> Your goal:
What lines of the data include the string "that"? Copy them all.
=== Supplied material ===
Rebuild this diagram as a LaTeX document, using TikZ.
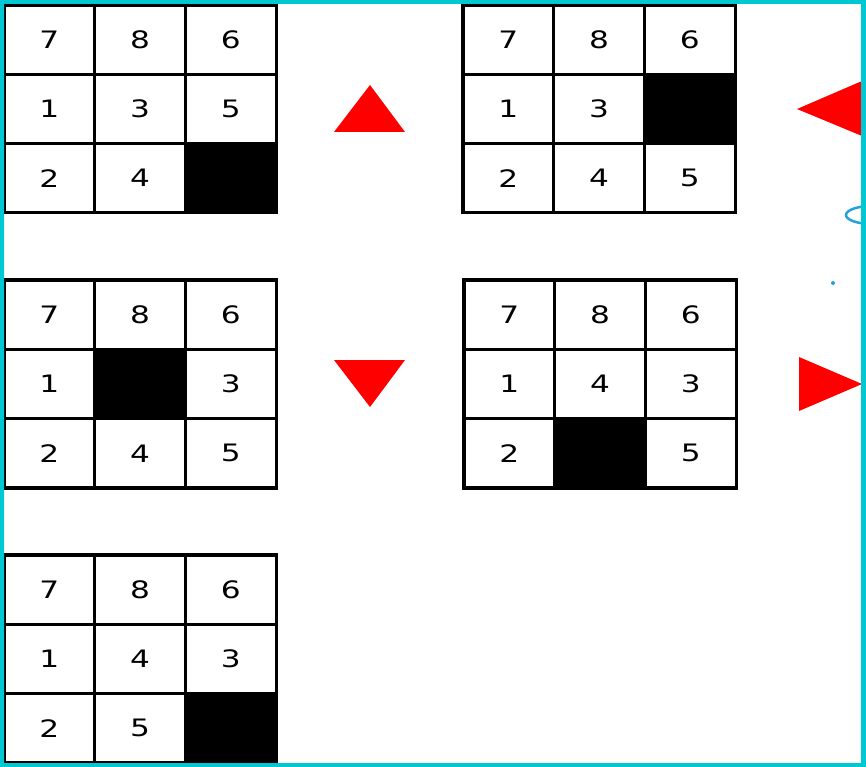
\documentclass[tikz,border=0pt]{standalone}
\usepackage{fontspec}
\setmainfont{DejaVu Sans}
\definecolor{framecol}{RGB}{0,200,210}
\definecolor{ringcol}{RGB}{40,160,220}
\tikzset{
  tile/.style={draw, line width=3.2pt, minimum width=90.7pt, minimum height=69.3pt,
    inner sep=0pt, font=\fontsize{24}{24}\selectfont},
  hole/.style={tile, fill=black},
  move/.style={fill=red, draw=none}
}
% board: name, left, top, entries (0 = empty tile)
\newcommand{\board}[4]{
  \foreach \v [count=\i from 0] in {#4} {
    \pgfmathtruncatemacro{\r}{int(\i/3)}
    \pgfmathtruncatemacro{\c}{mod(\i,3)}
    \ifnum\v=0
      \node[hole] (#1-\r\c) at (#2+\c*90.7+45.35, #3+\r*69.3+34.65) {};
    \else
      \node[tile] (#1-\r\c) at (#2+\c*90.7+45.35, #3+\r*69.3+34.65) {\scalebox{1.3}[1]{\v}};
    \fi
  }
}
\begin{document}
\begin{tikzpicture}[x=1pt, y=-1pt]
\clip (0,0) rectangle (866,767);
\board{b1}{4}{5}{7,8,6,1,3,5,2,4,0}
\board{b2}{463}{5}{7,8,6,1,3,0,2,4,5}
\board{b3}{4}{280}{7,8,6,1,0,3,2,4,5}
\board{b4}{464}{280}{7,8,6,1,4,3,2,0,5}
\board{b5}{4}{555}{7,8,6,1,4,3,2,5,0}
% moves
\fill[move] (334,132) -- (370,85) -- (405,132) -- cycle;
\fill[move] (797,109) -- (862,81) -- (862,136) -- cycle;
\fill[move] (334,360) -- (405,360) -- (370,407) -- cycle;
\fill[move] (799,357) -- (862,384) -- (799,411) -- cycle;
% marks at the edge
\draw[ringcol, line width=2.5pt] (872,215) ellipse [x radius=26, y radius=9];
\fill[ringcol] (833,283) circle (2);
\fill[framecol, even odd rule] (0,0) rectangle (866,767) (4,4) rectangle (861,763);
\end{tikzpicture}
\end{document}
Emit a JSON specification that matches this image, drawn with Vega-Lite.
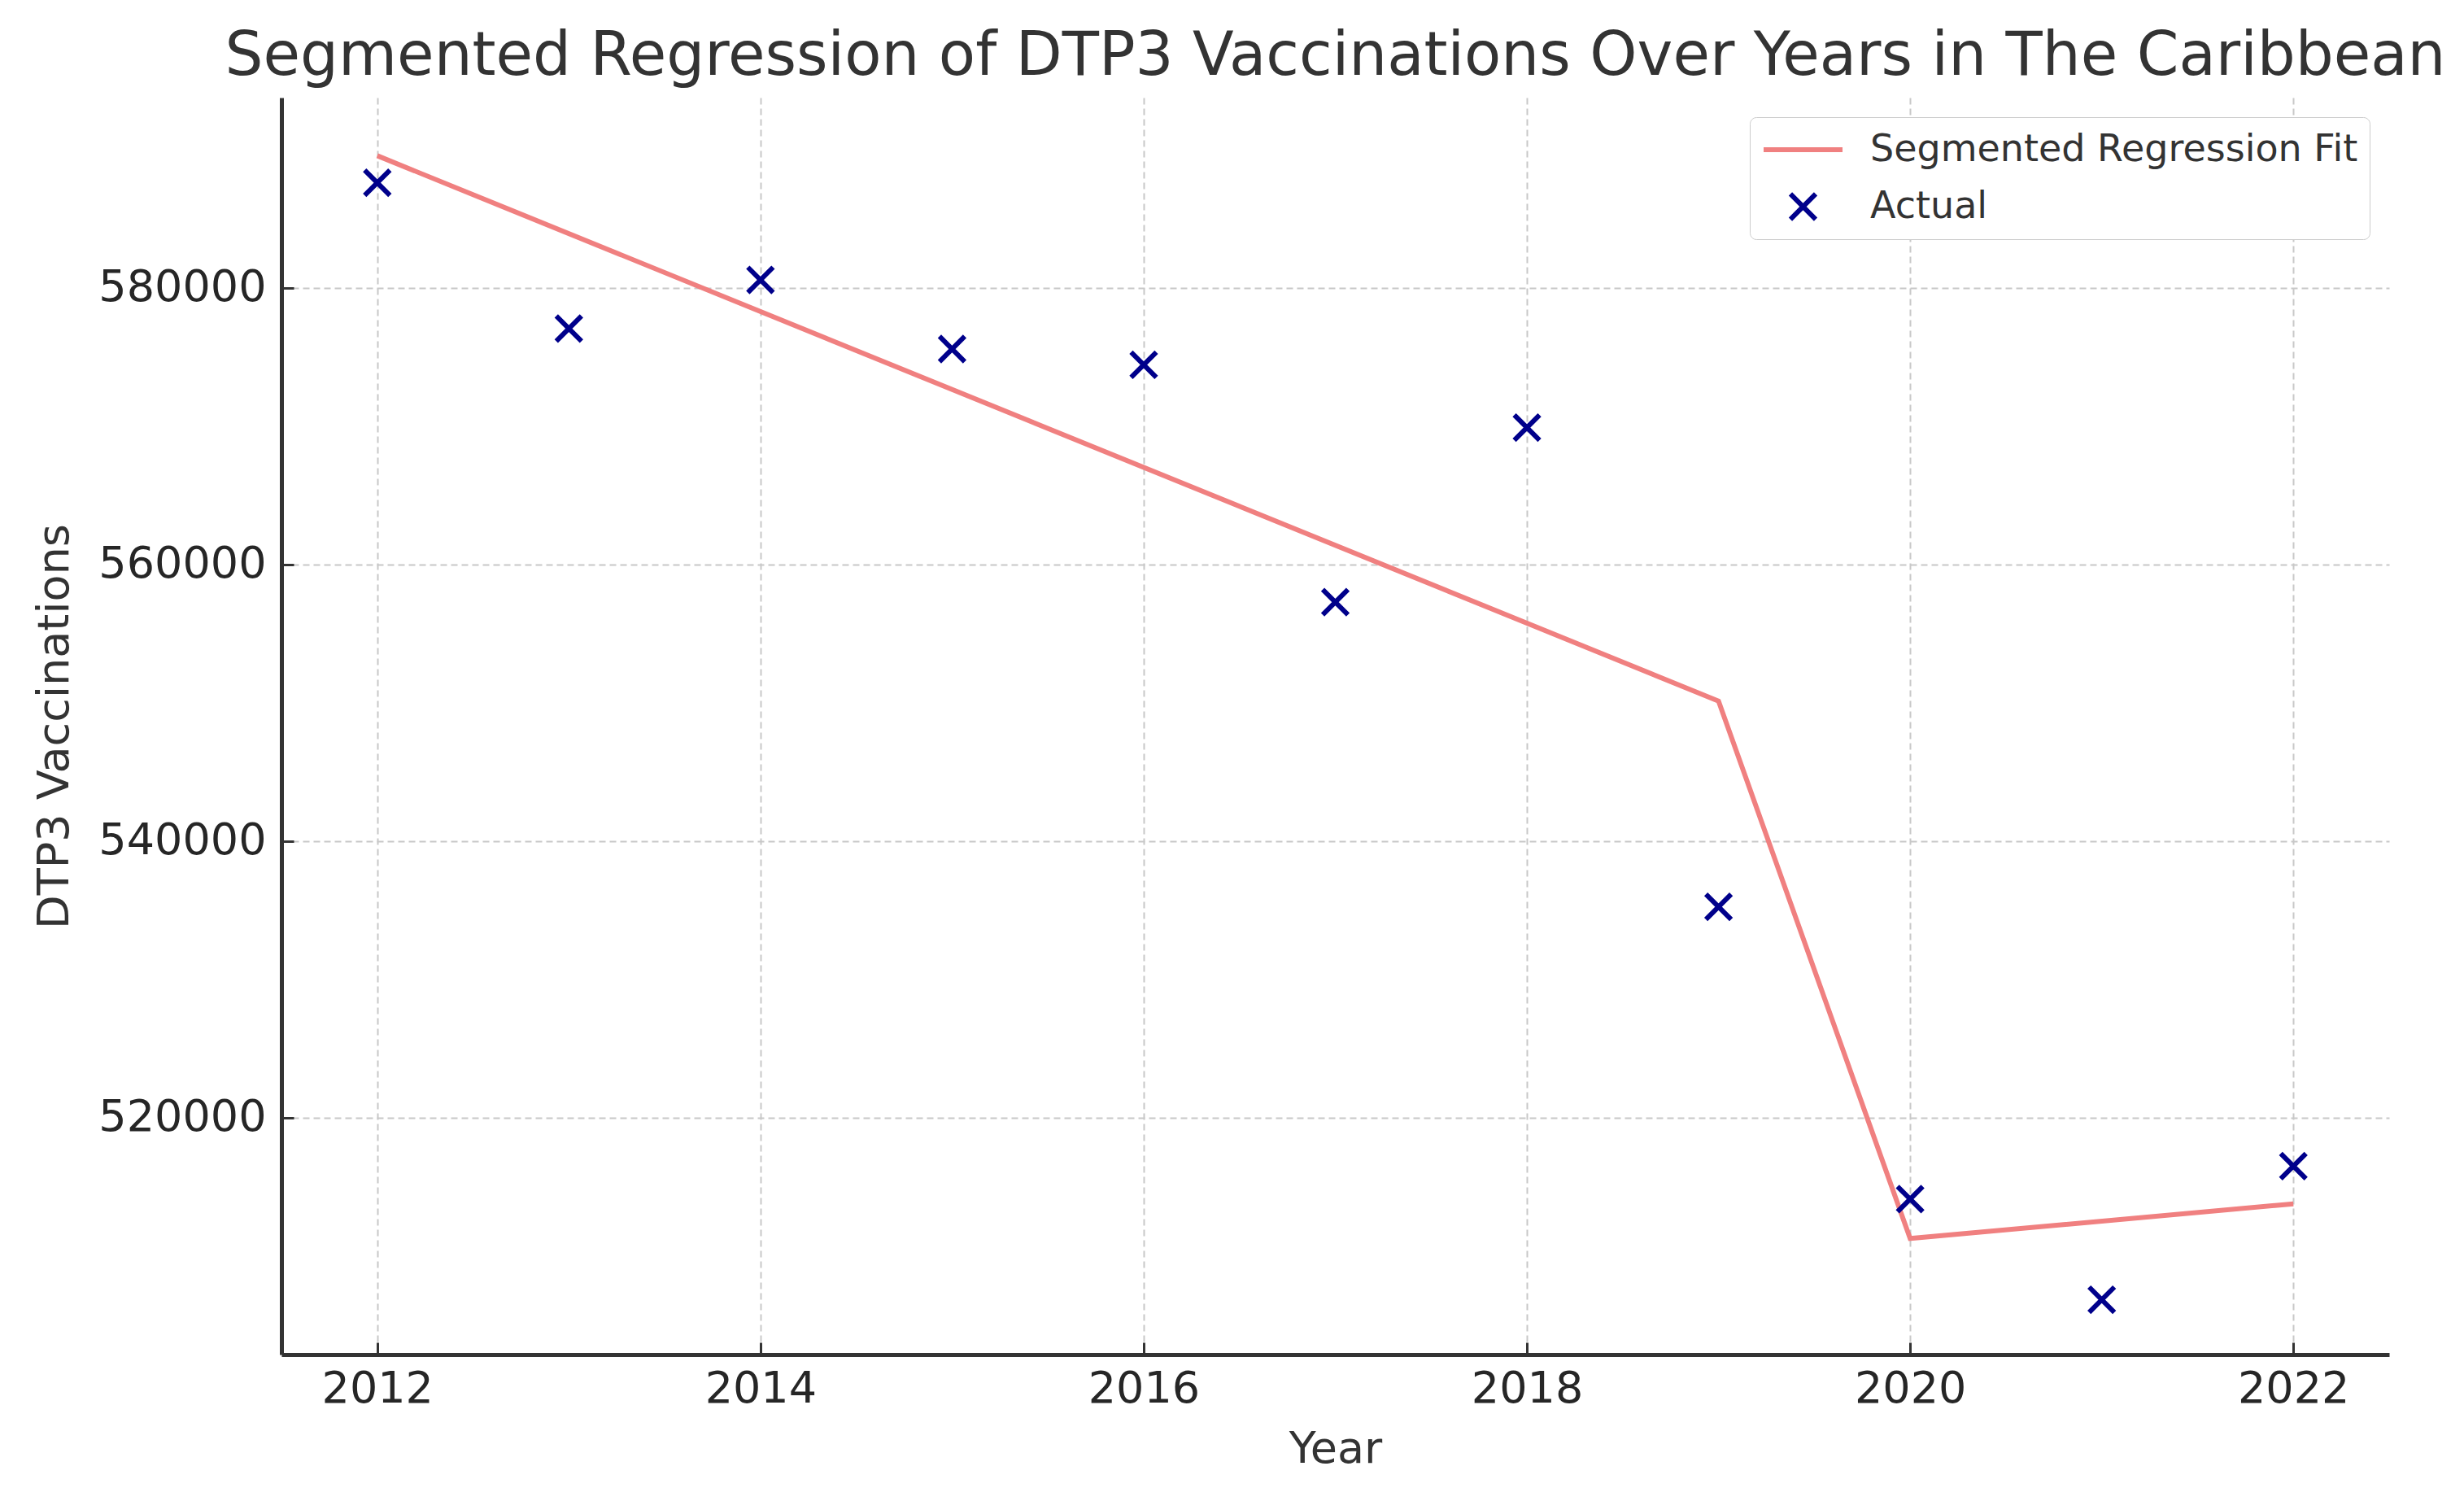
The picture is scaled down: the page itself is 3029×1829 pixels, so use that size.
{
  "$schema": "https://vega.github.io/schema/vega-lite/v6.json",
  "autosize": {"type": "none"},
  "padding": {"left": 346, "top": 120, "right": 92, "bottom": 164},
  "width": 2591,
  "height": 1545,
  "background": "white",
  "config": {
    "view": {"stroke": null},
    "font": "DejaVu Sans",
    "axis": {
      "labelFont": "DejaVu Sans",
      "labelFontSize": 54,
      "labelColor": "#262626",
      "labelLimit": 0,
      "titleFont": "DejaVu Sans",
      "titleFontSize": 54,
      "titleFontWeight": "normal",
      "titleColor": "#333333",
      "domainColor": "#333333",
      "domainWidth": 5,
      "tickColor": "#333333",
      "tickWidth": 3,
      "tickSize": -15,
      "grid": true,
      "gridColor": "#c8c8c8",
      "gridWidth": 2,
      "gridDash": [8, 5]
    },
    "legend": {
      "labelFont": "DejaVu Sans",
      "labelFontSize": 46,
      "labelColor": "#333333",
      "labelLimit": 0,
      "strokeColor": "#cccccc",
      "fillColor": "white",
      "cornerRadius": 8,
      "padding": 14,
      "symbolStrokeWidth": 6,
      "symbolSize": 9409,
      "symbolOffset": 0,
      "labelOffset": 31,
      "clipHeight": 52,
      "rowPadding": 18
    },
    "title": {
      "font": "DejaVu Sans",
      "fontSize": 74,
      "fontWeight": "normal",
      "color": "#333333",
      "anchor": "middle",
      "baseline": "alphabetic",
      "offset": 12
    }
  },
  "title": {"text": "Segmented Regression of DTP3 Vaccinations Over Years in The Caribbean"},
  "datasets": {
    "actual": [
      {"Year": 2012, "Vaccinations": 587600, "Series": "Actual"},
      {"Year": 2013, "Vaccinations": 577050, "Series": "Actual"},
      {"Year": 2014, "Vaccinations": 580570, "Series": "Actual"},
      {"Year": 2015, "Vaccinations": 575570, "Series": "Actual"},
      {"Year": 2016, "Vaccinations": 574430, "Series": "Actual"},
      {"Year": 2017, "Vaccinations": 557270, "Series": "Actual"},
      {"Year": 2018, "Vaccinations": 569890, "Series": "Actual"},
      {"Year": 2019, "Vaccinations": 535230, "Series": "Actual"},
      {"Year": 2020, "Vaccinations": 514090, "Series": "Actual"},
      {"Year": 2021, "Vaccinations": 506820, "Series": "Actual"},
      {"Year": 2022, "Vaccinations": 516480, "Series": "Actual"}
    ],
    "fit": [
      {"Year": 2012, "Vaccinations": 589550, "Series": "Segmented Regression Fit"},
      {"Year": 2019, "Vaccinations": 550110, "Series": "Segmented Regression Fit"},
      {"Year": 2020, "Vaccinations": 511250, "Series": "Segmented Regression Fit"},
      {"Year": 2022, "Vaccinations": 513750, "Series": "Segmented Regression Fit"}
    ]
  },
  "layer": [
    {
      "data": {"name": "fit"},
      "mark": {"type": "line", "strokeWidth": 6},
      "encoding": {
        "x": {"field": "Year", "type": "quantitative", "scale": {"domain": [2011.5, 2022.5], "nice": false, "zero": false},
              "axis": {"title": "Year", "values": [2012, 2014, 2016, 2018, 2020, 2022], "format": "d", "labelPadding": 30, "titlePadding": 20}},
        "y": {"field": "Vaccinations", "type": "quantitative", "scale": {"domain": [502850, 593750], "nice": false, "zero": false},
              "axis": {"title": "DTP3 Vaccinations", "values": [520000, 540000, 560000, 580000], "format": "d", "labelPadding": 34, "titlePadding": 52}},
        "color": {"field": "Series", "type": "nominal",
                  "scale": {"domain": ["Segmented Regression Fit", "Actual"], "range": ["#F08080", "#00008B"]},
                  "legend": {"title": null, "orient": "top-right", "offset": 24}}
      }
    },
    {
      "data": {"name": "actual"},
      "mark": {"type": "point", "filled": false, "strokeWidth": 6, "size": 9409, "opacity": 1},
      "encoding": {
        "x": {"field": "Year", "type": "quantitative"},
        "y": {"field": "Vaccinations", "type": "quantitative"},
        "color": {"field": "Series", "type": "nominal",
                  "scale": {"domain": ["Segmented Regression Fit", "Actual"], "range": ["#F08080", "#00008B"]},
                  "legend": {"title": null, "orient": "top-right", "offset": 24}},
        "shape": {"field": "Series", "type": "nominal",
                  "scale": {"domain": ["Segmented Regression Fit", "Actual"], "range": ["stroke", "M-0.32,-0.32L0.32,0.32M0.32,-0.32L-0.32,0.32"]},
                  "legend": {"title": null, "orient": "top-right", "offset": 24}}
      }
    }
  ]
}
===
> Response:
Emit a JSON specification that matches this image, drawn with Vega-Lite.
The picture is scaled down: the page itself is 3029×1829 pixels, so use that size.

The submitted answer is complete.